I wanted cookies this weekend. Chocolate chip cookies. And not just any. The GOOD chocolate chip cookies. Homemade. The ones we made in the old house, when we were our old selves.
On a dog-eared sheet of white paper, my mother had a recipe that purported to be a $250 Neiman Marcus cookie recipe. It is, of course, an urban legend, but it’s that old sheet of paper, translucent in places from splotches of melted butter that I remembered, that held the recipe for THE ONLY chocolate chip cookies on earth worthy of that name. On a weekend or vacation day, she’d ask: “Wanna bake some cookies?” and I’d start right away to gather the ingredients. In the early days I stood on a chair next to her as she measured, and later on my own two feet measuring myself, and later still, she’d just hand me the sheet of paper and I’d go to it alone while she ironed or cooked or disappeared upstairs.
I can see the cookies as I sit here, spread cooling on a dismantled paper grocery sack; my mother would cut down the side of one and around the rectangular bottom and lay it out on the top of her Hitchcock kitchen table, a crazy mix of high class and down home.
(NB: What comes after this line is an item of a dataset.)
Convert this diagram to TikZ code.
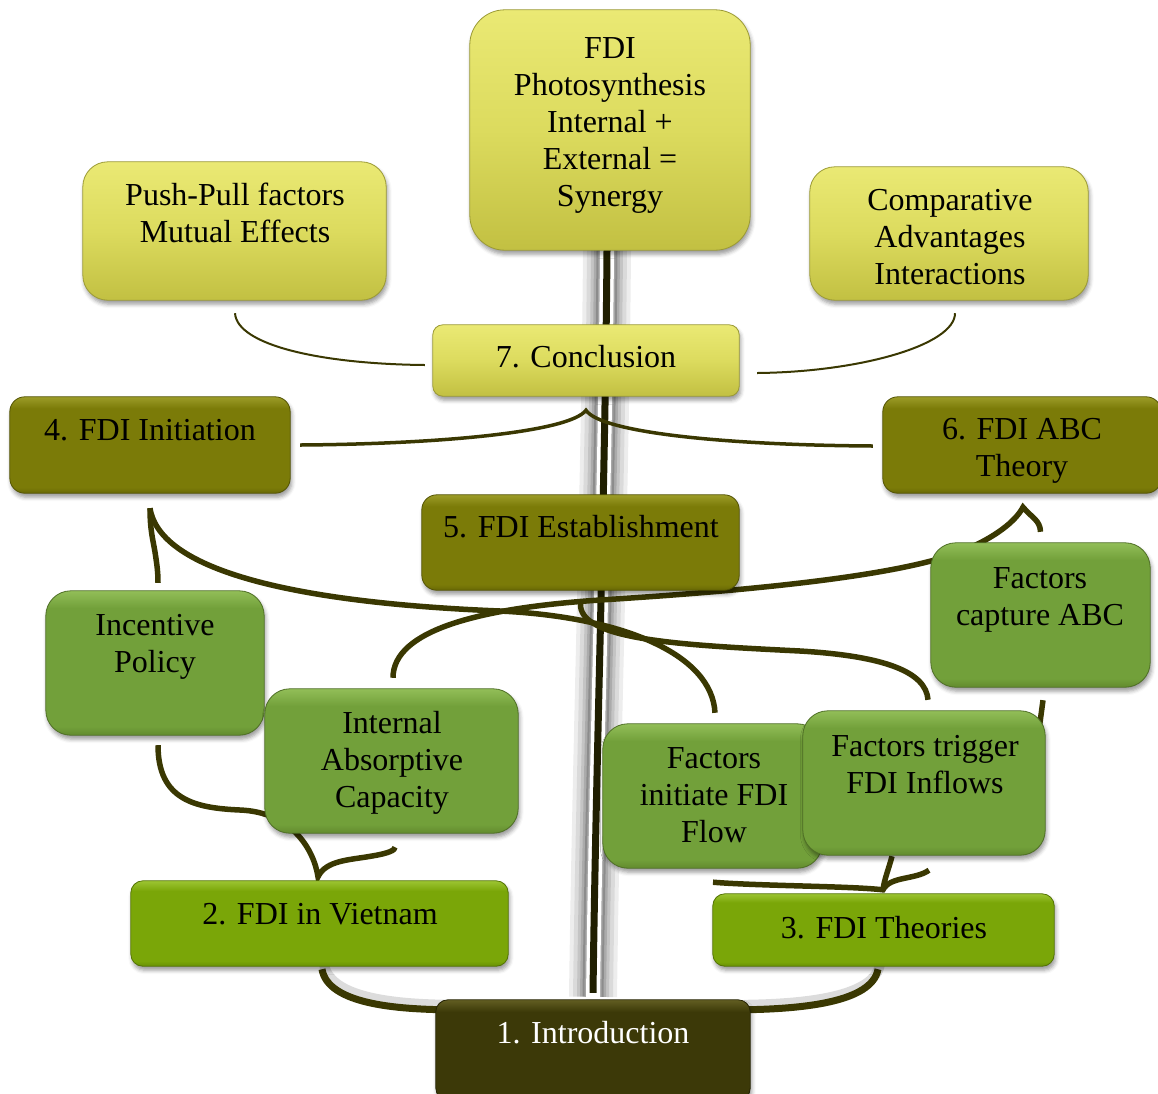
\documentclass[tikz,border=0pt]{standalone}
\usepackage{fontspec}
\setmainfont{Liberation Serif}
\usetikzlibrary{calc,shadows.blur}

% palette
\definecolor{connC}{RGB}{58,56,2}
\definecolor{yelT}{RGB}{234,233,116}
\definecolor{yelM}{RGB}{220,219,94}
\definecolor{yelB}{RGB}{194,192,66}
\definecolor{oliT}{RGB}{156,156,40}
\definecolor{oliM}{RGB}{123,123,8}
\definecolor{oliB}{RGB}{104,104,4}
\definecolor{grnT}{RGB}{146,190,88}
\definecolor{grnM}{RGB}{114,160,58}
\definecolor{grnB}{RGB}{98,138,46}
\definecolor{limT}{RGB}{156,196,50}
\definecolor{limM}{RGB}{122,166,8}
\definecolor{limB}{RGB}{104,144,4}
\definecolor{drkT}{RGB}{98,94,34}
\definecolor{drkM}{RGB}{60,57,8}
\definecolor{drkB}{RGB}{46,44,4}
\colorlet{bvT}{oliT}\colorlet{bvM}{oliM}\colorlet{bvB}{oliB}

% flat fill with a lighter bevel at the top and a darker rim at the bottom
\pgfdeclareverticalshading[bvT,bvM,bvB]{bevel}{100bp}{%
  color(0bp)=(bvB); color(25bp)=(bvB); color(28bp)=(bvM);
  color(69bp)=(bvM); color(75bp)=(bvT); color(100bp)=(bvT)}

\tikzset{
  panel/.style={rounded corners=#1, inner sep=0pt, line width=0.8pt,
    blur shadow={shadow xshift=1.5pt, shadow yshift=-4pt,
                 shadow blur radius=4pt, shadow opacity=40}},
  panel/.default=20,
  fillpal/.style={/utils/exec={\colorlet{bvT}{#1T}\colorlet{bvM}{#1M}\colorlet{bvB}{#1B}},
    shading=bevel, draw=#1B!80!black},
  yellowfill/.style={top color=yelT, bottom color=yelB, middle color=yelM, draw=yelB!80!black},
  lbl/.style={font=\fontsize{32}{37}\selectfont, align=center, inner sep=0pt, text=black, anchor=north},
  conn/.style={draw=connC, line width=5.5pt},
  connthin/.style={draw=connC, line width=2pt},
  connmid/.style={draw=connC, line width=3.5pt},
  connroot/.style={draw=connC, line width=7pt},
  rootglow/.style={draw=gray!60, line width=10pt, opacity=0.45,
    transform canvas={shift={(2pt,5pt)}}},
}

\begin{document}
\begin{tikzpicture}[x=1pt,y=-1pt]
\useasboundingbox (0,0) rectangle (1158,1093);

% ---- node geometry (boxes are painted later, on top of the links)
\path (610,130) node[minimum width=280, minimum height=240, inner sep=0] (fdi) {};
\path (234.5,231) node[minimum width=303, minimum height=138, inner sep=0] (pp) {};
\path (949,233.5) node[minimum width=278, minimum height=133, inner sep=0] (ca) {};
\path (586,360.5) node[minimum width=306, minimum height=71, inner sep=0] (concl) {};
\path (150,445) node[minimum width=280, minimum height=96, inner sep=0] (ini) {};
\path (1022,445) node[minimum width=278, minimum height=96, inner sep=0] (abc) {};
\path (580.5,542.5) node[minimum width=317, minimum height=95, inner sep=0] (est) {};
\path (155,663) node[minimum width=218, minimum height=144, inner sep=0] (inc) {};
\path (391.5,761) node[minimum width=253, minimum height=144, inner sep=0] (iac) {};
\path (1040.5,615) node[minimum width=219, minimum height=144, inner sep=0] (fca) {};
\path (712.5,796) node[minimum width=219, minimum height=144, inner sep=0] (fif) {};
\path (924,783) node[minimum width=242, minimum height=144, inner sep=0] (fti) {};
\path (319.5,923.5) node[minimum width=377, minimum height=85, inner sep=0] (vn) {};
\path (883.5,930) node[minimum width=341, minimum height=72, inner sep=0] (th) {};
\path (593,1050) node[minimum width=314, minimum height=100, inner sep=0] (intro) {};

% ---- link end points
\coordinate (trTop)   at ($(fdi.south)+(-3,0)$);
\coordinate (trBot)   at ($(intro.north)+(0,-3)$);
\coordinate (ppL)     at ($(pp.south)+(0.5,13)$);
\coordinate (conclL)  at ($(concl.west)+(-8,4.5)$);
\coordinate (caL)     at ($(ca.south)+(6,13)$);
\coordinate (conclR)  at ($(concl.east)+(18,12.5)$);
\coordinate (conclTip) at ($(concl.south)+(0,14)$);
\coordinate (iniR)    at ($(ini.east)+(10,0)$);
\coordinate (abcL)    at ($(abc.west)+(-10,1)$);
\coordinate (iniTip)  at ($(ini.south)+(0,15)$);
\coordinate (incTop)  at ($(inc.north)+(3,-8)$);
\coordinate (fifTop)  at ($(fif.north)+(2.5,-11)$);
\coordinate (iacTop)  at ($(iac.north)+(1.5,-11)$);
\coordinate (abcTip)  at ($(abc.south)+(1,14)$);
\coordinate (fcaTop)  at ($(fca.north)+(0,-11)$);
\coordinate (estBot)  at ($(est.south)+(0,13)$);
\coordinate (ftiTop)  at ($(fti.north)+(4,-11)$);
\coordinate (incBot)  at ($(inc.south)+(3,10)$);
\coordinate (vnTip)   at ($(vn.north)+(-1.5,-4)$);
\coordinate (iacBot)  at ($(iac.south)+(3.5,14)$);
\coordinate (ftiBot)  at ($(fti.south)+(-32,1)$);
\coordinate (thTip)   at ($(th.north)+(-0.5,-4)$);
\coordinate (fifBot)  at ($(fif.south)+(0.5,14)$);
\coordinate (ftiBR)   at ($(fti.south)+(5,15)$);
\coordinate (fcaBot)  at ($(fca.south)+(2.5,13)$);
\coordinate (ftiIn)   at ($(fti.north)+(115,19)$);
\coordinate (vnBot)   at ($(vn.south)+(2.5,3)$);
\coordinate (introL)  at ($(intro.north west)+(10,10)$);
\coordinate (thBot)   at ($(th.south)+(-5.5,3)$);
\coordinate (introR)  at ($(intro.north east)+(-8,10)$);

% ---- trunk with soft glow
\foreach \w/\o in {48/0.07, 40/0.08, 32/0.10, 26/0.13, 21/0.18}{
  \draw[black, line width=\w pt, opacity=\o] (trTop) .. controls (605,500) and (596,760) .. (trBot);
}
\draw[gray!70, line width=17pt] (trTop) .. controls (605,500) and (596,760) .. (trBot);
\draw[white, line width=14pt, line cap=round] (trTop) .. controls (605,500) and (596,760) .. (trBot);
\draw[connC!55!black, line width=7pt] (trTop) .. controls (605,500) and (596,760) .. ($(trBot)+(0,-4)$);

% ---- links
\draw[connthin] (ppL) .. controls (237,345) and (320,364) .. (conclL);
\draw[connthin] (caL) .. controls (955,345) and (860,372) .. (conclR);
\draw[connmid] (iniR) .. controls (440,444) and (570,432) .. (conclTip)
               .. controls (600,432) and (720,445) .. (abcL);
\draw[conn] (iniTip) .. controls (150,530) and (153,540) .. (155,552)
            .. controls (157,565) and (158,572) .. (incTop);
\draw[conn] (iniTip) .. controls (160,572) and (300,603) .. (500,611)
            .. controls (625,617) and (712,655) .. (fifTop);
\draw[conn] (iacTop) .. controls (393,630) and (480,608) .. (600,600)
            .. controls (760,590) and (905,575) .. (965,550)
            .. controls (995,537) and (1015,522) .. (abcTip)
            .. controls (1032,518) and (1040,520) .. (fcaTop);
\draw[conn] (estBot) .. controls (578,640) and (680,645) .. (800,651)
            .. controls (885,656) and (926,672) .. (ftiTop);
\draw[conn] (incBot) .. controls (158,800) and (195,808) .. (240,810)
            .. controls (292,812) and (314,850) .. (vnTip)
            .. controls (326,860) and (350,860) .. (372,856)
            .. controls (390,853) and (395,850) .. (iacBot);
\draw[conn] (ftiBot) .. controls (889,868) and (884,880) .. (thTip);
\draw[conn] (fifBot) .. controls (760,886) and (850,886) .. (thTip)
            .. controls (890,876) and (915,880) .. (ftiBR);
\draw[conn] (fcaBot) -- (ftiIn);
\draw[rootglow] (vnBot) .. controls (328,1005) and (400,1009) .. (introL);
\draw[rootglow] (thBot) .. controls (872,1003) and (800,1009) .. (introR);
\draw[connroot] (vnBot) .. controls (328,1005) and (400,1009) .. (introL);
\draw[connroot] (thBot) .. controls (872,1003) and (800,1009) .. (introR);

% ---- boxes and their texts
\path[panel=35, yellowfill] (fdi.north west) rectangle (fdi.south east);
\node[lbl] (fdiT) at (610,37) {FDI\\Photosynthesis\\Internal +\\External =\\Synergy};

\path[panel=25, yellowfill] (pp.north west) rectangle (pp.south east);
\node[lbl] (ppT) at (235,183) {Push-Pull factors\\Mutual Effects};

\path[panel=25, yellowfill] (ca.north west) rectangle (ca.south east);
\node[lbl] (caT) at (950,189) {Comparative\\Advantages\\Interactions};

\path[panel=10, yellowfill] (concl.north west) rectangle (concl.south east);
\node[lbl] (conclT) at (586,345) {7. Conclusion};

\path[panel=15, fillpal=oli] (ini.north west) rectangle (ini.south east);
\node[lbl] (iniT) at (150,419) {4. FDI Initiation};

\path[panel=15, fillpal=oli] (abc.north west) rectangle (abc.south east);
\node[lbl] (abcT) at (1022,418) {6. FDI ABC\\Theory};

\path[panel=15, fillpal=oli] (est.north west) rectangle (est.south east);
\node[lbl] (estT) at (581,515) {5. FDI Establishment};

\path[panel=25, fillpal=grn] (inc.north west) rectangle (inc.south east);
\node[lbl] (incT) at (155,614) {Incentive\\Policy};

\path[panel=25, fillpal=grn] (iac.north west) rectangle (iac.south east);
\node[lbl] (iacT) at (392,711) {Internal\\Absorptive\\Capacity};

\path[panel=25, fillpal=grn] (fca.north west) rectangle (fca.south east);
\node[lbl] (fcaT) at (1040,567) {Factors\\capture ABC};

\path[panel=25, fillpal=grn] (fif.north west) rectangle (fif.south east);
\node[lbl] (fifT) at (714,747) {Factors\\initiate FDI\\Flow};

\path[panel=25, fillpal=grn] (fti.north west) rectangle (fti.south east);
\node[lbl] (ftiT) at (925,735) {Factors trigger\\FDI Inflows};

\path[panel=12, fillpal=lim] (vn.north west) rectangle (vn.south east);
\node[lbl] (vnT) at (320,903) {2. FDI in Vietnam};

\path[panel=12, fillpal=lim] (th.north west) rectangle (th.south east);
\node[lbl] (thT) at (884,916) {3. FDI Theories};

\path[panel=12, fillpal=drk] (intro.north west) rectangle (intro.south east);
\node[lbl, text=white] (introT) at (593,1021) {1. Introduction};
\end{tikzpicture}
\end{document}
She had an enormous plastic bowl (with a yellow lid) that was the only one with the size needed to accommodate the enormous amount of cookie dough that this recipe yielded. She never cut it in half. Always made the full batch. It was going to take the full morning or afternoon, no two ways about it. It assured homemade cookies in our sack lunches for weeks to come.
I knew, before even beginning a cursory search of my my pantry, that I had no bowl that size. I’d have to halve it, and I made a mental note to search the Crate and Barrel website later. I melted the butter and added the packed brown sugar with a PLOP! and a mess. This process had already been a sprint through my memory garden, but as I looked at the puddles of melted butter dotting my counter, I laughed to myself and sent my mother a quick Facebook picture of the war zone. On good days, you see, my mother would survey the wreckage of a given project and proclaim to either my brother or I: “You are my Best Messmaker!” The alliteration rolling between her lately straightened teeth, held out to us by a smile as she cleaned whatever it was we’d mussed. This day, I cleaned the mess myself, and, with a pang, wished she didn’t live so blasted far away.
With a wooden spoon and elbow grease, I folded in the rest of the ingredients, and laughed again at the fact that adding the rolled oats at the end of the process had not gotten any easier with the addition of years or arm strength. “Scrape and roll, Jennifer” she’d say, correcting carefully as I learned how to ‘fold’ ingredients into a recipe. Here I was scraping and rolling on my own, in my own house, for the benefit of my own small but certified family. All aboard the homesick train.
As sheet after sheet came out of the oven, the smell filled my apartment and I lined a paper bag with cooling cookies. Between my childhood and this adult that I’ve become, there was only one notable difference in my relationship to these cookies, and that is my ability to exercise self-control enough to allow the molten chocolate to cool JUST A BIT, JUST ENOUGH, before sampling the fruits of my labor. I took my first bite with no little worry that they wouldn’t be as I remembered, or that I’d found the wrong recipe. But as my teeth sank through the still soft center, my taste buds cried out in sweet recognition and I was gratified to find that they were one and the same. I’d satisfied a craving and recovered some memories. In the shining sun, with a book and a cookie, I sat for a moment and was just, plainly, content.